At least 750 homes were destroyed. Officials said the tolls of human life and property would almost certainly rise.
Police sealed off at least two towns — Marysville and Kinglake — where dozens of deaths occurred — setting up roadside checkpoints and controlling access to the area.
Victoria Police Commissioner Christine Nixon said fire investigators were on the ground at one fire site, in Churchill, east of Melbourne, and would go to others.
Kinglake is "where the most deaths are, but wherever a death has occurred we investigate that as a crime," Nixon told Australian Broadcasting Corp. radio.
Anyone found guilty of lighting a wildfire that causes death faces 25 years in prison in Victoria.
From the air, the landscape was blackened as far as the eye could see.
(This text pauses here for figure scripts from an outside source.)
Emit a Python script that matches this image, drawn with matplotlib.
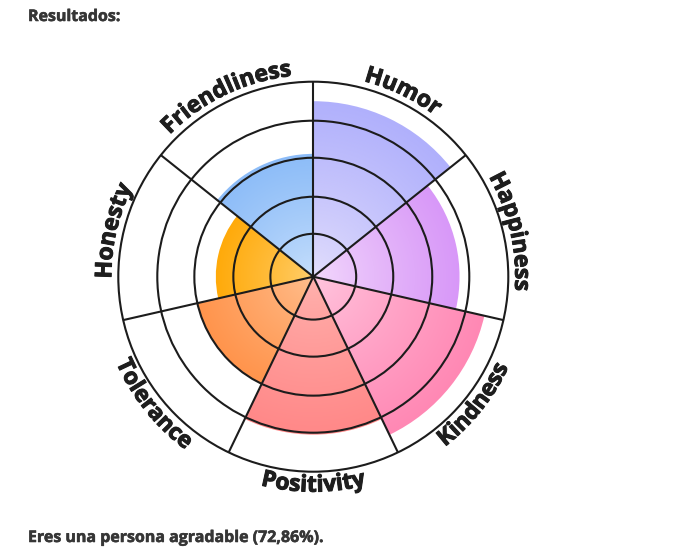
import numpy as np
import matplotlib
matplotlib.use('Agg')
import matplotlib.pyplot as plt
import matplotlib.patheffects as pe
from matplotlib.patches import Wedge, Circle
from matplotlib.colors import to_rgb
from matplotlib.font_manager import FontProperties, findfont, get_font

# data
categories = ['Humor', 'Happiness', 'Kindness', 'Positivity', 'Tolerance', 'Honesty', 'Friendliness']
scores = [90, 75, 90, 81, 61, 50, 63]
inner_colors = ['#e4e0fc', '#f4dcfc', '#ffc8e0', '#ffb4b0', '#ffc090', '#ffd070', '#c8e0fc']
outer_colors = ['#b0b0fc', '#d898f8', '#ff88b4', '#ff8888', '#ff944c', '#ffaa0a', '#8cbcf8']
rings = [22, 41, 61, 80, 100]
title = 'Resultados:'
summary = 'Eres una persona agradable (72,86%).'

W, H = 680, 547
cx, cy = 313.3, 276.7   # wheel centre in pixels
scale = 1.95            # pixels per score unit

fig = plt.figure(figsize=(W / 100, H / 100), dpi=100)
ax = fig.add_axes([0, 0, 1, 1])
ax.axis('off')

step = 360 / len(categories)

# radial gradient wedges
xs = np.linspace(-100, 100, 600)
X, Y = np.meshgrid(xs, xs)
D = np.hypot(X, Y)
for i, val in enumerate(scores):
    t2 = 90 - i * step
    t1 = t2 - step
    c0 = np.array(to_rgb(inner_colors[i]))
    c1 = np.array(to_rgb(outer_colors[i]))
    frac = np.clip(D / val, 0, 1)[..., None] ** 0.8
    img = c0 + (c1 - c0) * frac
    im = ax.imshow(img, extent=(-100, 100, -100, 100), origin='lower',
                   interpolation='bilinear', aspect='auto', zorder=1)
    w = Wedge((0, 0), val, t1, t2, facecolor='none', edgecolor='none')
    ax.add_patch(w)
    im.set_clip_path(w)

# grid rings and spokes
line_c = '#1c1c1c'
for r in rings:
    ax.add_patch(Circle((0, 0), r, fill=False, lw=1.5, ec=line_c, zorder=3))
for i in range(len(categories)):
    th = np.radians(90 - i * step)
    ax.plot([0, rings[-1] * np.cos(th)], [0, rings[-1] * np.sin(th)],
            color=line_c, lw=1.5, zorder=3, solid_capstyle='butt')

# curved labels
fs = 16.5
fp = FontProperties(family='Open Sans', weight='bold', size=fs)
font = get_font(findfont(fp))
font.set_size(fs, 72)
pt2unit = (100 / 72) / scale
heavy = [pe.withStroke(linewidth=0.7, foreground='#1e1e1e')]

for i, cat in enumerate(categories):
    mid = 90 - (i + 0.5) * step
    adv = np.array([font.load_char(ord(ch)).linearHoriAdvance / 65536 for ch in cat]) * pt2unit
    centers = np.cumsum(adv) - adv / 2 - adv.sum() / 2
    top = np.sin(np.radians(mid)) > 0
    rb = 202 / scale if top else 215 / scale
    for ch, s in zip(cat, centers):
        d = np.degrees(s / rb)
        if top:
            th = mid - d
            rot = th - 90
        else:
            th = mid + d
            rot = th + 90
        ax.text(rb * np.cos(np.radians(th)), rb * np.sin(np.radians(th)), ch,
                rotation=rot, rotation_mode='anchor', ha='center', va='baseline',
                fontproperties=fp, color='#1e1e1e', zorder=4, path_effects=heavy)

ax.set_xlim(-cx / scale, (W - cx) / scale)
ax.set_ylim(-(H - cy) / scale, cy / scale)

thin = [pe.withStroke(linewidth=0.4, foreground='#363636')]
fig.text(28 / W, 1 - 17 / H, title, fontsize=11.5, fontweight='bold',
         family='Open Sans', color='#363636', va='center', ha='left', path_effects=thin)
fig.text(28 / W, 1 - 542 / H, summary, fontsize=11.5, fontweight='bold',
         family='Open Sans', color='#363636', va='baseline', ha='left', path_effects=thin)

fig.savefig('out.png', dpi=100, facecolor='white')
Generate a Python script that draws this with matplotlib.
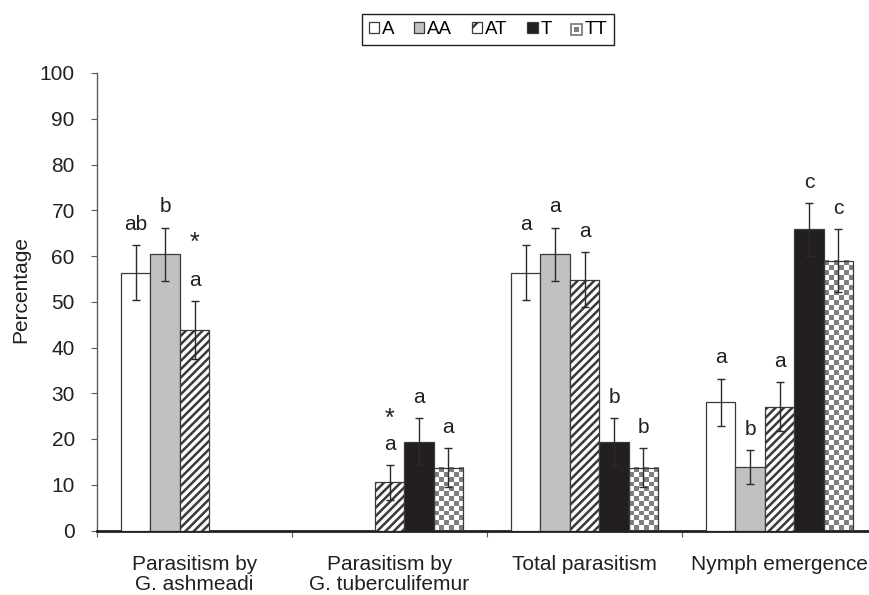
import matplotlib
matplotlib.use("Agg")
import matplotlib.pyplot as plt
import numpy as np
from matplotlib.colors import ListedColormap
from matplotlib.patches import Patch, Rectangle

plt.rcParams["font.family"] = ["Liberation Sans", "DejaVu Sans"]
plt.rcParams["hatch.linewidth"] = 1.8
plt.rcParams["hatch.color"] = "#231f20"

groups = ["Parasitism by\nG. ashmeadi", "Parasitism by\nG. tuberculifemur",
          "Total parasitism", "Nymph emergence"]
genotypes = ["A", "AA", "AT", "T", "TT"]

nan = np.nan
means = {
    "A": [56.3, nan, 56.3, 28.0],
    "AA": [60.4, nan, 60.4, 13.9],
    "AT": [43.8, 10.5, 54.8, 27.1],
    "T": [nan, 19.4, 19.4, 65.8],
    "TT": [nan, 13.7, 13.7, 59.0],
}
errors = {
    "A": [6.0, nan, 6.0, 5.2],
    "AA": [5.8, nan, 5.8, 3.7],
    "AT": [6.3, 3.8, 6.0, 5.4],
    "T": [nan, 5.1, 5.1, 5.7],
    "TT": [nan, 4.3, 4.3, 6.8],
}
letters = {
    "A": ["ab", "", "a", "a"],
    "AA": ["b", "", "a", "b"],
    "AT": ["a", "a", "a", "a"],
    "T": ["", "a", "b", "c"],
    "TT": ["", "a", "b", "c"],
}
# asterisks sit over the AT bars of the first two groups
star_groups = [0, 1]
star_heights = [61.3, 22.9]

dark = "#231f20"
grey = "#c0c1c3"
check = "#7f7f7f"
styles = {
    "A": dict(facecolor="white"),
    "AA": dict(facecolor=grey),
    "AT": dict(facecolor="white", hatch="////"),
    "T": dict(facecolor=dark),
    "TT": dict(facecolor="none"),  # checker drawn underneath
}

W, H = 869, 595
fig = plt.figure(figsize=(W / 100, H / 100), dpi=100)
ax = fig.add_axes([97 / W, 64.5 / H, 780 / W, 457.5 / H])
ax.set_xlim(0, 4)
ax.set_ylim(0, 100)

width = 0.151
x = np.arange(len(groups)) + 0.5
px_per_unit = 457.5 / 100

for i, g in enumerate(genotypes):
    vals = np.array(means[g], dtype=float)
    errs = np.array(errors[g], dtype=float)
    pos = x + (i - 2) * width
    ok = ~np.isnan(vals)
    if g == "TT":
        cmap = ListedColormap(["white", check])
        for p, v in zip(pos[ok], vals[ok]):
            nrows = max(1, int(round(v * px_per_unit / 5)))
            board = np.indices((nrows, 6)).sum(axis=0) % 2
            ax.imshow(board, extent=(p - width / 2, p + width / 2, 0, v), cmap=cmap,
                      interpolation="nearest", aspect="auto", origin="lower", zorder=2)
    ax.bar(pos[ok], vals[ok], width, edgecolor="#3a3a3a", linewidth=0.9, zorder=3, **styles[g])
    ax.errorbar(pos[ok], vals[ok], yerr=errs[ok], fmt="none", ecolor="#2b2b2b",
                elinewidth=1, capsize=2.6, capthick=1, zorder=4)
    for p, v, e, lab in zip(pos, vals, errs, letters[g]):
        if lab:
            ax.annotate(lab, (p, v + e), xytext=(0, 11), textcoords="offset points",
                        ha="center", va="baseline", fontsize=15, color=dark)

for gi, h in zip(star_groups, star_heights):
    ax.text(x[gi], h, "*", ha="center", va="baseline", fontsize=18, color=dark)

ax.set_xlim(0, 4)
ax.set_ylim(0, 100)

for s in ["top", "right"]:
    ax.spines[s].set_visible(False)
ax.spines["left"].set_color("#5a5a5a")
ax.spines["left"].set_linewidth(1)
ax.spines["bottom"].set_color(dark)
ax.spines["bottom"].set_linewidth(2)

ax.set_xticks(np.arange(5))
ax.set_xticklabels([])
ax.set_xticks(x, minor=True)
ax.set_xticklabels(groups, minor=True, fontsize=15, color=dark, linespacing=1.05)
ax.tick_params(axis="x", which="major", direction="out", length=4, color="#5a5a5a")
ax.tick_params(axis="x", which="minor", length=0, pad=18)

ax.set_yticks(np.arange(0, 101, 10))
ax.tick_params(axis="y", direction="out", length=4, pad=12, labelsize=15,
               color="#5a5a5a", labelcolor=dark)
ax.set_ylabel("Percentage", fontsize=15, color=dark)
ax.yaxis.set_label_coords(-0.086, 0.526)


class CheckerHandler:
    def legend_artist(self, legend, orig_handle, fontsize, handlebox):
        x0, y0 = handlebox.xdescent, handlebox.ydescent
        w, h = handlebox.width, handlebox.height
        tr = handlebox.get_transform()
        outer = Rectangle((x0, y0), w, h, facecolor="white", edgecolor=check, lw=1.3, transform=tr)
        inner = Rectangle((x0 + w * 0.3, y0 + h * 0.3), w * 0.4, h * 0.4,
                          facecolor=check, edgecolor="none", transform=tr)
        handlebox.add_artist(outer)
        handlebox.add_artist(inner)
        return outer


handles = [Patch(edgecolor="#3a3a3a", linewidth=0.9, **styles[g]) for g in genotypes[:4]]
handles[2] = Patch(edgecolor="#3a3a3a", linewidth=0.9, facecolor="white", hatch="//")
handles.append(Patch(facecolor="none"))
fig.legend(handles, genotypes, loc="center", bbox_to_anchor=(488 / W, 1 - 29.5 / H), ncol=5,
           fontsize=13.5, frameon=True, fancybox=False, edgecolor=dark, framealpha=1,
           handlelength=0.55, handleheight=0.55, handletextpad=0.15, columnspacing=1.05,
           borderpad=0.35, handler_map={handles[-1]: CheckerHandler()})

fig.savefig("out.png", dpi=100)
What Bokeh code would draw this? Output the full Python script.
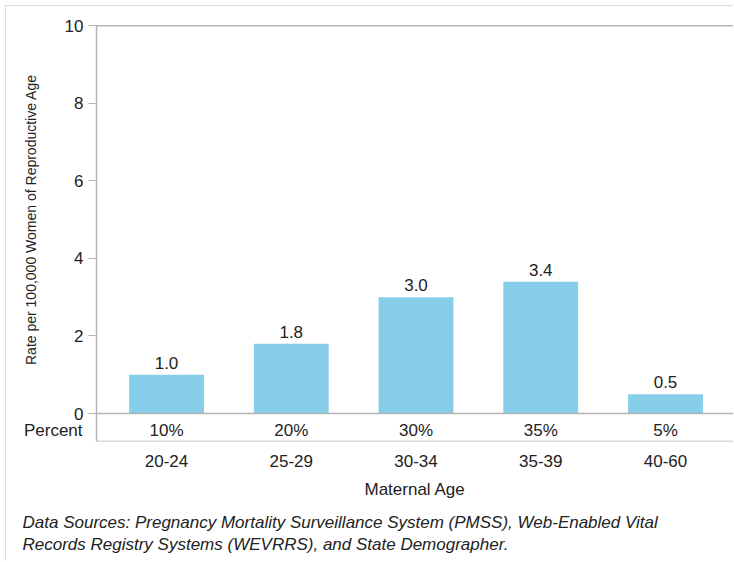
import math
from bokeh.plotting import figure
from bokeh.models import (Range1d, ColumnDataSource, FixedTicker, Label, Title)
from bokeh.core.properties import value
from bokeh.embed import file_html
from bokeh.resources import INLINE

categories = ["20-24", "25-29", "30-34", "35-39", "40-60"]
rates = [1.0, 1.8, 3.0, 3.4, 0.5]
percents = ["10%", "20%", "30%", "35%", "5%"]
y_ticks = [0, 2, 4, 6, 8, 10]
y_title = "Rate per 100,000 Women of Reproductive Age"
x_title = "Maternal Age"
row_label = "Percent"
source_lines = [
    "Data Sources: Pregnancy Mortality Surveillance System (PMSS), Web-Enabled Vital",
    "Records Registry Systems (WEVRRS), and State Demographer.",
]

FONT = "Liberation Sans"
FS = "17px"
TXT = "#222222"
GRID = "#b4b4b4"
ROW_Y = -0.44
Y_MIN, Y_TOP, Y_RANGE_MAX = -0.72, 10, 10.39
X_START, X_END = -1.2826, 4.553
AXIS_X = -0.561  # where the value axis sits (left edge of the plotted area)

idx = list(range(len(categories)))
n = len(categories)

src = ColumnDataSource(dict(
    x=idx, rate=rates, pct=percents,
    lab=[f"{v:.1f}" for v in rates],
    pct_y=[ROW_Y] * n,
))

p = figure(
    width=728, height=556,
    x_range=Range1d(X_START, X_END),
    y_range=Range1d(Y_MIN, Y_RANGE_MAX),
    output_backend="svg", toolbar_location=None,
    min_border_left=0, min_border_right=0, min_border_top=4, min_border_bottom=121,
)
p.outline_line_color = None
p.grid.grid_line_color = None
p.background_fill_color = "white"
p.styles = {"border-left": "1px solid #dddddd", "border-top": "1px solid #dddddd",
            "margin-left": "5px", "margin-top": "5px"}

p.vbar(x="x", top="rate", bottom=0, width=0.6, source=src,
       fill_color="#87CEEB", line_color=None)

p.text(x="x", y="rate", text="lab", source=src, y_offset=-6,
       text_align="center", text_baseline="bottom",
       text_font=value(FONT), text_font_size=FS, text_color=TXT)

p.text(x="x", y="pct_y", text="pct", source=src,
       text_align="center", text_baseline="middle",
       text_font=value(FONT), text_font_size=FS, text_color=TXT)

# horizontal frame lines: top, zero line, bottom of the percent row
p.segment(x0=[AXIS_X] * 3, x1=[X_END] * 3, y0=[Y_TOP, 0, Y_MIN], y1=[Y_TOP, 0, Y_MIN],
          line_color=GRID, line_width=1.5)

# value axis, fixed at the left edge of the plotted area
ya = p.yaxis[0]
ya.fixed_location = AXIS_X
ya.bounds = (Y_MIN, Y_TOP)
ya.ticker = FixedTicker(ticks=y_ticks)
ya.axis_line_color = GRID
ya.axis_line_width = 1.5
ya.major_tick_line_color = GRID
ya.major_tick_out = 8
ya.major_tick_in = 0
ya.minor_tick_line_color = None
ya.major_label_text_font = FONT
ya.major_label_text_font_size = FS
ya.major_label_text_color = TXT
ya.major_label_standoff = 5

p.add_layout(Label(x=AXIS_X, y=ROW_Y, x_offset=-14, text=row_label,
                   text_align="right", text_baseline="middle",
                   text_font=FONT, text_font_size=FS, text_color=TXT))
p.add_layout(Label(x=AXIS_X, y=(y_ticks[0] + y_ticks[-1]) / 2, x_offset=-66, text=y_title,
                   angle=math.pi / 2, text_align="center", text_baseline="middle",
                   text_font=FONT, text_font_size="14px", text_color=TXT))

# category axis
xa = p.xaxis[0]
xa.ticker = FixedTicker(ticks=idx)
xa.major_label_overrides = {i: c for i, c in zip(idx, categories)}
xa.axis_line_color = None
xa.major_tick_line_color = None
xa.minor_tick_line_color = None
xa.major_label_text_font = FONT
xa.major_label_text_font_size = FS
xa.major_label_text_color = TXT
xa.major_label_standoff = 7

# category-axis title, centred under the plotted area
p.add_layout(Title(text=x_title, align="left", offset=358, standoff=17,
                   text_font=FONT, text_font_size=FS, text_font_style="normal",
                   text_color=TXT), "below")

p.add_layout(Title(text="\n".join(source_lines), align="left", offset=16, standoff=8,
                   text_line_height=1.18,
                   text_font=FONT, text_font_size=FS, text_font_style="italic",
                   text_color=TXT), "below")

open("out.html", "w").write(file_html(p, INLINE))
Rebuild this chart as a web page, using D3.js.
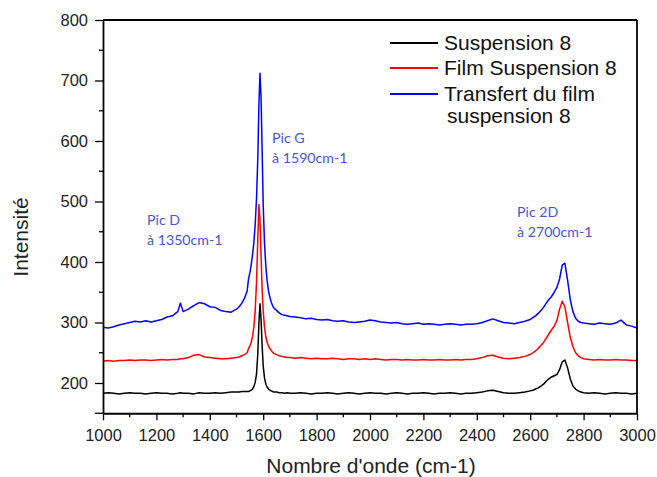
<!DOCTYPE html>
<html><head><meta charset="utf-8">
<script src="https://cdn.jsdelivr.net/npm/d3@7"></script>
<style>body{margin:0;background:#fff}svg{display:block}</style>
</head><body>
<script>
// ---- data ----
const wavenumbers = [
 1000,1020,1040,1060,1080,1100,1120,1140,1160,1180,1200,1220,1240,1260,1280,1290,1300,1320,1340,1360,1380,1400,1420,1440,1460,1480,1500,
 1510,1520,1530,1540,
 1545,1550,1555,1560,1565,1570,1575,1580,1584,1588,1592,1596,1600,1605,1610,1615,1620,1625,1630,1635,1640,
 1650,1660,1670,1680,1690,1700,
 1720,1740,1760,1780,1800,1820,1840,1860,1880,1900,1920,1940,1960,1980,2000,2020,2040,2060,2080,2100,2120,2140,2160,2180,2200,2220,2240,2260,2280,2300,2320,2340,2360,2380,2400,2420,2440,2460,2480,2500,2520,2540,2560,2580,2600,
 2610,2620,2630,2640,2650,2660,2670,2680,2690,2700,2710,2720,2730,2740,2750,2760,2770,2780,2790,2800,
 2820,2840,2860,2880,2900,2920,2940,2960,2980,3000];

const suspension8 = [
 183,184,183,182,183,184,183,183,182,183,184,183,183,182,183,184,183,183,182,184,183,183,184,183,184,185,185,
 185,186,186,186,
 186,187,188,190,194,201,215,250,300,331,305,262,228,208,198,193,190,188,187,186,185,
 185,184,184,183,184,183,
 183,184,183,182,183,183,184,183,182,183,184,183,182,183,184,183,183,182,183,184,183,182,183,183,184,183,182,183,183,184,183,182,183,183,184,185,187,188,186,184,183,183,184,185,187,
 188,190,192,195,198,203,207,210,212,214,222,235,238,225,207,195,190,187,185,184,
 183,184,183,182,183,184,183,183,182,183];

const filmSuspension8 = [
 236,237,236,237,237,238,237,238,238,237,238,239,238,239,239,240,240,242,246,247,243,242,241,240,240,241,242,
 243,245,247,250,
 257,261,267,277,292,319,367,442,495,468,410,355,319,292,276,267,261,257,254,251,249,
 247,245,244,243,242,242,
 241,242,241,240,241,240,240,241,240,239,240,240,239,240,239,240,239,238,239,239,238,239,238,238,239,238,238,239,238,238,239,238,239,239,240,242,245,246,243,241,240,241,242,244,247,
 250,253,257,262,267,274,281,288,294,303,322,335,326,300,276,260,250,245,242,240,
 239,238,239,238,238,239,238,238,237,237];

const transfertFilm = [
 292,291,293,296,298,300,302,301,303,301,303,305,309,311,318,332,318,322,328,333,331,326,325,320,318,317,322,
 326,332,340,352,
 372,382,395,412,432,462,505,575,660,712,672,585,495,430,392,368,352,342,334,328,324,
 320,316,313,312,311,310,
 309,308,306,307,305,304,305,303,302,303,301,300,301,302,304,303,301,300,299,300,298,297,298,299,297,298,297,296,297,298,297,296,297,297,298,300,303,306,303,300,299,298,300,302,305,
 308,311,315,320,325,332,338,343,350,358,372,395,398,370,338,318,307,302,300,299,
 298,297,299,298,297,299,304,296,294,291];

const seriesNames = ["Suspension 8", "Film Suspension 8", "Transfert du film"];
const seriesNameLine2 = ["", "", "suspension 8"];
const seriesColors = ["#000000", "#ff0000", "#0000ff"];
const xTicks = [1000,1200,1400,1600,1800,2000,2200,2400,2600,2800,3000];
const yTicks = [200,300,400,500,600,700,800];
const annotations = [
  ["Pic D", "à 1350cm-1"],
  ["Pic G", "à 1590cm-1"],
  ["Pic 2D", "à 2700cm-1"]
];

// ---- drawing ----
const W = 657, H = 477;
const svg = d3.select("body").append("svg").attr("width", W).attr("height", H)
  .style("font-family", "'Liberation Sans', Arial, sans-serif");
svg.append("rect").attr("width", W).attr("height", H).attr("fill", "#fff");

const x = d3.scaleLinear().domain([1000, 3000]).range([103, 637]);
const y = d3.scaleLinear().domain([150, 800]).range([413.25, 20]);

const series = [suspension8, filmSuspension8, transfertFilm];
const line = d3.line().x((d, i) => x(wavenumbers[i])).y(d => y(d));
series.forEach((s, k) => {
  svg.append("path").datum(s).attr("d", line)
    .attr("fill", "none").attr("stroke", seriesColors[k])
    .attr("stroke-width", 1.5).attr("stroke-linejoin", "round");
});

// axes
const minorX = d3.range(1100, 3000, 200);
const minorY = d3.range(150, 800, 100);
const gx = svg.append("g").attr("transform", "translate(0,413.25)");
gx.call(d3.axisBottom(x).tickValues(xTicks).tickSize(7).tickFormat(d3.format("d")).tickSizeOuter(0));
minorX.forEach(v => gx.append("line").attr("x1", x(v)).attr("x2", x(v)).attr("y1", 0).attr("y2", 4).attr("stroke", "#000").attr("stroke-width", 1.3));
gx.select(".domain").attr("stroke-width", 1.8);
gx.selectAll(".tick line").attr("stroke-width", 1.3);
gx.selectAll(".tick text").attr("font-size", 16.5).attr("fill", "#222").attr("y", 10).attr("dy", "1.1em");

const gy = svg.append("g").attr("transform", "translate(103,0)");
gy.call(d3.axisLeft(y).tickValues(yTicks).tickSize(8).tickFormat(d3.format("d")).tickSizeOuter(0));
minorY.forEach(v => gy.append("line").attr("x1", 0).attr("x2", v === 150 ? -8 : -4).attr("y1", y(v)).attr("y2", y(v)).attr("stroke", "#000").attr("stroke-width", 1.3));
gy.select(".domain").attr("stroke-width", 1.8);
gy.selectAll(".tick line").attr("stroke-width", 1.3);
gy.selectAll(".tick text").attr("font-size", 16.5).attr("fill", "#222").attr("x", -15);

// frame top and right
svg.append("line").attr("x1", x(1000)).attr("x2", x(3000)).attr("y1", y(800)).attr("y2", y(800)).attr("stroke", "#000").attr("stroke-width", 1.8);
svg.append("line").attr("x1", x(3000)).attr("x2", x(3000)).attr("y1", y(800)).attr("y2", y(150)).attr("stroke", "#000").attr("stroke-width", 1.8);

// axis titles
svg.append("text").attr("x", 371).attr("y", 473).attr("text-anchor", "middle")
  .attr("font-size", 21).attr("fill", "#222").text("Nombre d'onde (cm-1)");
svg.append("text").attr("transform", "translate(28,237) rotate(-90)").attr("text-anchor", "middle")
  .attr("font-size", 21).attr("fill", "#222").text("Intensité");

// legend
const legRows = [43, 68, 94];
seriesNames.forEach((n, k) => {
  svg.append("line").attr("x1", 390).attr("x2", 438).attr("y1", legRows[k]).attr("y2", legRows[k])
    .attr("stroke", seriesColors[k]).attr("stroke-width", 1.8);
  svg.append("text").attr("x", 444).attr("y", legRows[k] + 7).attr("font-size", 21).attr("fill", "#111").text(n);
  if (seriesNameLine2[k]) svg.append("text").attr("x", 447).attr("y", legRows[k] + 29).attr("font-size", 21).attr("fill", "#111").text(seriesNameLine2[k]);
});

// annotations
const annPos = [[147, 225], [272, 143], [517, 217]];
annotations.forEach((a, k) => {
  const t = svg.append("text").attr("font-family", "Lato, 'Open Sans', sans-serif").attr("font-size", 14.2).attr("fill", "#4a57d0");
  t.append("tspan").attr("x", annPos[k][0]).attr("y", annPos[k][1]).text(a[0]);
  t.append("tspan").attr("x", annPos[k][0]).attr("y", annPos[k][1] + 20).text(a[1]);
});
</script>
</body></html>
Entire forests were reduced to leafless, charred trunks, farmland to ashes. The Victoria Country Fire Service said some 850 square miles were burned out.
Only five houses were left standing out of about 40 in one neighborhood of the hard-hit Kinglake district. Street after street was lined by smoldering wrecks of homes, roofs collapsed inward, iron roof sheets twisted from the heat. The burned-out hulks of cars dotted roads.
On Sunday, temperatures in the area dropped to about 77 degrees, but along with cooler conditions came wind changes that officials said could push fires in unpredictable directions.
Police and fire officials reached Marysville and several hamlets in the Kinglake district, both about 50 miles north of Melbourne, on Sunday and found the area devastated.
At Marysville, a picturesque hilly district that attracts hikers and tourists and is home to about 800 people, up to 90 percent of buildings were in ruins, witnesses said. Police said two people died there.
"Marysville is no more," Senior Constable Brian Cross said.
At least 29 of the deaths were from the Kinglake area. Residents in hard-hit areas said the fires were moving so fast that they hit without warning. At least 80 people were hospitalized with burns.